The paint for this can be purchased at most hardware stores, it is flat camouflage paint. It normally comes in olive drab, brown, black and khaki. The earth yellow, red earth, and light green can be purchased
here , but there are other places to purchase it. It takes about 40 spray cans to paint a full sized pick-up plus 6 cans of primer and some sand paper to rough up the old paint before priming. Newspaper comes in handy, as well as masking tape. Use the blue or green masking tape as it won’t pull off paint already sprayed and dried quite as easily. NOTE: The paint overlaps door edges and hood edges to help break up the straight un-natural edges. Think of a pair of camouflage pants, and pattern your paint in that fashion. Paint a swervey patch, let it dry, paint it a second time, then tape newspaper over that patch the next day and spray another colored patch. After the second patch is painted, you know have two patches to work with and can expand in both directions, undo the tape and paper. Do the same on the left and right side, the hood, the bed, etc. and it will go faster than you think. You will go through a lot of newspaper as you have to keep the portion already painted protected from spray.  I try paint patches of black on the edges next to the wheel wells, it helps blend in with the shadows caused by the tire and wheel.

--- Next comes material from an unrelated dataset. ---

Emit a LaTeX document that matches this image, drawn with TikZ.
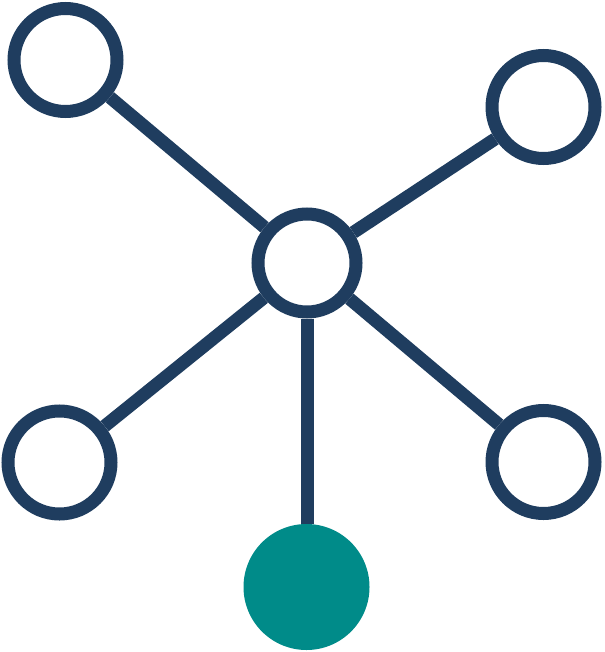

This paint job took about 3 months to complete, about $350 in spray cans, and will last about 8 – 12 years. This time it took longer as bondo was needed in several areas. Flat paint has a tendency to fade in time, first on the top side that always gets sun, the sides take much longer to fade. With a thicker coat it lasts longer, so spray-let dry-spray again and move on. I did some touch up, to the hood after 8 years. Shiny paint will give a refection that might give you away.

Rifles can also be painted and burlap wrapped around the barrel. For a rifle I usually use a small paint brush, and the paint will cover up leather straps as well.  I spray the paint in the plastic top and then use the brush to paint with. You can do the same for tool boxes or any other equipment.

Here is another link to how the military uses camouflage

That is my truck by the way. I was told that I would be pulled over by police on a constant basis. That was in the middle of the first paint job 16 years ago. I’ve been pulled over twice since then and ticket free.